DIRECTIVE »
Wherever the word "draw" shows up in a line, please copy that line.

SUPPLIED MATERIAL »

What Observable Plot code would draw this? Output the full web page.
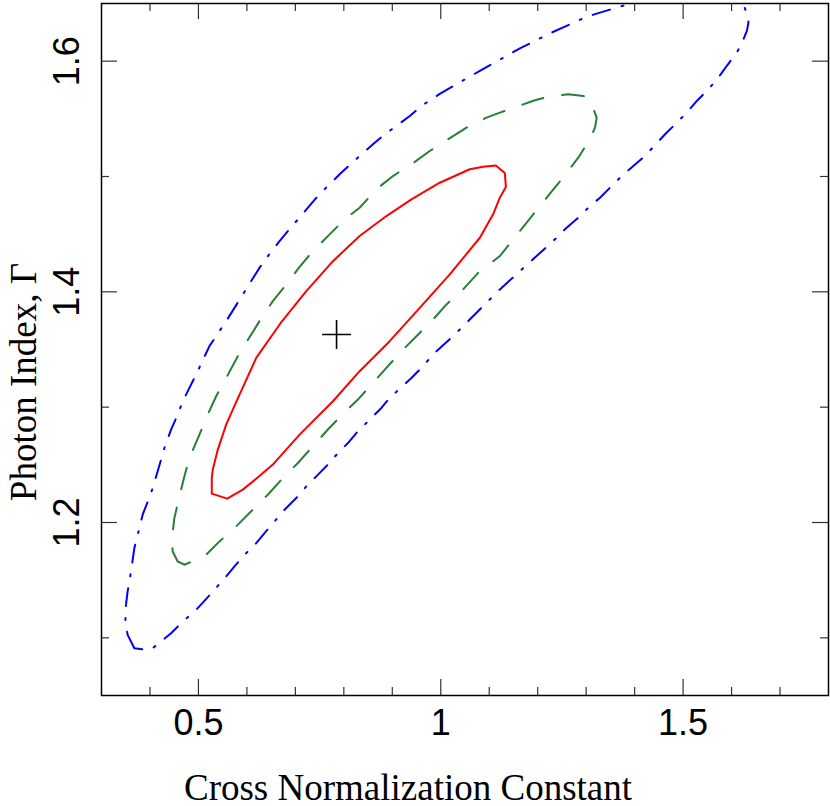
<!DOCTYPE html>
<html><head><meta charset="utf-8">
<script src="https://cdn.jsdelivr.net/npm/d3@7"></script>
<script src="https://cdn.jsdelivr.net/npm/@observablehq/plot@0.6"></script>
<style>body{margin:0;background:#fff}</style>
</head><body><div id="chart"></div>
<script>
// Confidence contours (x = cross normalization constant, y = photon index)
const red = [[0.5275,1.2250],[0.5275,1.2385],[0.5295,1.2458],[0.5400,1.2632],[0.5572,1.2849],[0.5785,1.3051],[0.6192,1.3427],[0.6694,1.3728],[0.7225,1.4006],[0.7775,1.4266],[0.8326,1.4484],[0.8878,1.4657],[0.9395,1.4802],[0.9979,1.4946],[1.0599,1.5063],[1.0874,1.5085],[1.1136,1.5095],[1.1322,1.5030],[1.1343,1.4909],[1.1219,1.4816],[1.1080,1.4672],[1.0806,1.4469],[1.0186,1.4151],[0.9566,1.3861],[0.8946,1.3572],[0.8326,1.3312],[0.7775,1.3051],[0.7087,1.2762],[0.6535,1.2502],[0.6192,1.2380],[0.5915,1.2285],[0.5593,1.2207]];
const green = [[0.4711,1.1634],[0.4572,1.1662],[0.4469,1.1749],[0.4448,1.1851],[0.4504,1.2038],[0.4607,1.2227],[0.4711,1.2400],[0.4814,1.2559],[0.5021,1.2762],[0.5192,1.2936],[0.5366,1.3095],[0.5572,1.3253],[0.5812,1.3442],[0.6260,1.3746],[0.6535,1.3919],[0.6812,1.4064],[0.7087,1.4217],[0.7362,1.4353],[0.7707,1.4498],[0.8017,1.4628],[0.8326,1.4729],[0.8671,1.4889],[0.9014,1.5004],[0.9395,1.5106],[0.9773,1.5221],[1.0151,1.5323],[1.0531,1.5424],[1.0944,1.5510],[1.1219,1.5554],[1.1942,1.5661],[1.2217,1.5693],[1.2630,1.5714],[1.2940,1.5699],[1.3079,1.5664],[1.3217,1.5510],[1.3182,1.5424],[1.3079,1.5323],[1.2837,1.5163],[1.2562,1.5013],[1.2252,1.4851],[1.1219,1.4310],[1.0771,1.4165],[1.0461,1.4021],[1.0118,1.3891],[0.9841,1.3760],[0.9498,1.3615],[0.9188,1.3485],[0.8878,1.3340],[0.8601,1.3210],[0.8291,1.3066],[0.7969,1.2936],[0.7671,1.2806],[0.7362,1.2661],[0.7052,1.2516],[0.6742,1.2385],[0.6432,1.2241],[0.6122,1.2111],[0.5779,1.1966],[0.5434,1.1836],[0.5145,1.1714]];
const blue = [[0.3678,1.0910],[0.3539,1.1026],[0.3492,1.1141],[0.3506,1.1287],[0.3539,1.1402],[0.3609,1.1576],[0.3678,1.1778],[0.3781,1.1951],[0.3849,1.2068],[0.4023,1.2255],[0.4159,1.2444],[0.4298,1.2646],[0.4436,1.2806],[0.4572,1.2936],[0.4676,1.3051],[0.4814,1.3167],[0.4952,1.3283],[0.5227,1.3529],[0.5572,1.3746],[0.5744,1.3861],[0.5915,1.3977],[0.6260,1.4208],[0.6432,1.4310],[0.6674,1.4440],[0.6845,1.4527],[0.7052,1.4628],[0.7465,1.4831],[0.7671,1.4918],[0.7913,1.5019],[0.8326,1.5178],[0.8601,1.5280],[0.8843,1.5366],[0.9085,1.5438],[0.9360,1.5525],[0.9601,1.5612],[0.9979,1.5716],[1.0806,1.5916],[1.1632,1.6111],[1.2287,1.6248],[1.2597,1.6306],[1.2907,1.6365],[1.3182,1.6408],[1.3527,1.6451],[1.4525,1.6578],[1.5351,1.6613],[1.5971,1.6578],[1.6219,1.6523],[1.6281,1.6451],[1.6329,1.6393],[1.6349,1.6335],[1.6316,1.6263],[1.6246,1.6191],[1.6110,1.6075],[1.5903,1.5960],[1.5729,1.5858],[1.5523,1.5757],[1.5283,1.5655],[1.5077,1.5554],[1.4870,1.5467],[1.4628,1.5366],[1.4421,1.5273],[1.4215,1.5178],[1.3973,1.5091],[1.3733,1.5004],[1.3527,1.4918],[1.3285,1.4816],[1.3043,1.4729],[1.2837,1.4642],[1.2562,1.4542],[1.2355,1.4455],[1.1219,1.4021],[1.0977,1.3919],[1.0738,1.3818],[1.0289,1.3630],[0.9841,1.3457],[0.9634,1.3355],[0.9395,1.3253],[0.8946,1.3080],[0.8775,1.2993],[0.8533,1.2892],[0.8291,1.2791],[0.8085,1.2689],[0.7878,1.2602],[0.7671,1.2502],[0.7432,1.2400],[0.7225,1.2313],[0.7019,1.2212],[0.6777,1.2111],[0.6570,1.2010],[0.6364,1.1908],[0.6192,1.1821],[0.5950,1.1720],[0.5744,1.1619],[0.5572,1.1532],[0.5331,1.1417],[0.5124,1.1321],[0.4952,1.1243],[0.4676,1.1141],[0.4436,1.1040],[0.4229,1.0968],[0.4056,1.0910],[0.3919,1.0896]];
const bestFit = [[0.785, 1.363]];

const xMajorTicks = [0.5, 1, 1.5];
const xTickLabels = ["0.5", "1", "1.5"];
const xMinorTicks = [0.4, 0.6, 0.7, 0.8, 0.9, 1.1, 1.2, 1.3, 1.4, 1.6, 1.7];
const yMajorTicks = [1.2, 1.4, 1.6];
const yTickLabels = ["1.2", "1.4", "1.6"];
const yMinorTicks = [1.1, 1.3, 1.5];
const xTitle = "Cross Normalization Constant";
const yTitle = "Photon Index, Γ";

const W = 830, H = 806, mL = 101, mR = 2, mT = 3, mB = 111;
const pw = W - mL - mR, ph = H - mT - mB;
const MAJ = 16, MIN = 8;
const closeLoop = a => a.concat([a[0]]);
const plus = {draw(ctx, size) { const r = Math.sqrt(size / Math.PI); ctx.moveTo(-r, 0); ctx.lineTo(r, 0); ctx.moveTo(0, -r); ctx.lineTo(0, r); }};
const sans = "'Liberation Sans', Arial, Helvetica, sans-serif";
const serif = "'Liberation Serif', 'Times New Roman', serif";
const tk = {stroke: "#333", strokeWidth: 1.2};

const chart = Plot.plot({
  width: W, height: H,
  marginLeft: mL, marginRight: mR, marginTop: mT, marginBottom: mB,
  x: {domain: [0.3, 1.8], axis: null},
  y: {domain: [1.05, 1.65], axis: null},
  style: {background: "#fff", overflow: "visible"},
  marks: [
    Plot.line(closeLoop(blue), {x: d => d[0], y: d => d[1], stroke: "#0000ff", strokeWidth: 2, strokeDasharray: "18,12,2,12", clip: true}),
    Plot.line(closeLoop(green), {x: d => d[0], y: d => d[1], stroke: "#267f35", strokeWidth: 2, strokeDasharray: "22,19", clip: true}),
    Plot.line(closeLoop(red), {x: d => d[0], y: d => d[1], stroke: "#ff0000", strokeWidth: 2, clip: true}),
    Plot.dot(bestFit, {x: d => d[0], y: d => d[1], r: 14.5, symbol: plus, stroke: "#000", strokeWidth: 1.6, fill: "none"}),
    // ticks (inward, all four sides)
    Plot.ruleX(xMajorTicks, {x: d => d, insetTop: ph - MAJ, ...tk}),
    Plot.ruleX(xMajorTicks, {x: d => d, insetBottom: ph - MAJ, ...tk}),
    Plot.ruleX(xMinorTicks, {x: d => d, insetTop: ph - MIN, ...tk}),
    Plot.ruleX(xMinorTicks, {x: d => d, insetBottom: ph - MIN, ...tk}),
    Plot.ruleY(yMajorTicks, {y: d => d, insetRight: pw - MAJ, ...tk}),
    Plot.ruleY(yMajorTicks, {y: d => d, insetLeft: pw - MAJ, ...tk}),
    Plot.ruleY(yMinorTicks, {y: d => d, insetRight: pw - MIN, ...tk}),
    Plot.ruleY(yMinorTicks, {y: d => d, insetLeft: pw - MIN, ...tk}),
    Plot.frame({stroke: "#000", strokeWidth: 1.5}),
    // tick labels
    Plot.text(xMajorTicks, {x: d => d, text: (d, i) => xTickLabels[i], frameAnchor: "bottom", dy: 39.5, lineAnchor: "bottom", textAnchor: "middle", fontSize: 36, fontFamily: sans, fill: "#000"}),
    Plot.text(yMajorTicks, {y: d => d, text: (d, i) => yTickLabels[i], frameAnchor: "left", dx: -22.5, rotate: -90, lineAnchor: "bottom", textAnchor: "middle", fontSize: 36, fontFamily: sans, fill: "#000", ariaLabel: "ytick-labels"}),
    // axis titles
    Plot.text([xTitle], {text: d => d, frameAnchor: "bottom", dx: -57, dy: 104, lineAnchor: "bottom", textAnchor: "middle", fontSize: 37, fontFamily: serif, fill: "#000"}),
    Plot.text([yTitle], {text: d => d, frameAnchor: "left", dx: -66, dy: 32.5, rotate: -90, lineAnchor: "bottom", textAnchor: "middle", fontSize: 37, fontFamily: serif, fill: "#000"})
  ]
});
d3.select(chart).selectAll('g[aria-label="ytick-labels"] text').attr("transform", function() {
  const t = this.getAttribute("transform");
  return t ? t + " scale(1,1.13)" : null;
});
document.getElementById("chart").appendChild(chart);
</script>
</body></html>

THE RESPONSE »
What Observable Plot code would draw this? Output the full web page.
const plus = {draw(ctx, size) { const r = Math.sqrt(size / Math.PI); ctx.moveTo(-r, 0); ctx.lineTo(r, 0); ctx.moveTo(0, -r); ctx.lineTo(0, r); }};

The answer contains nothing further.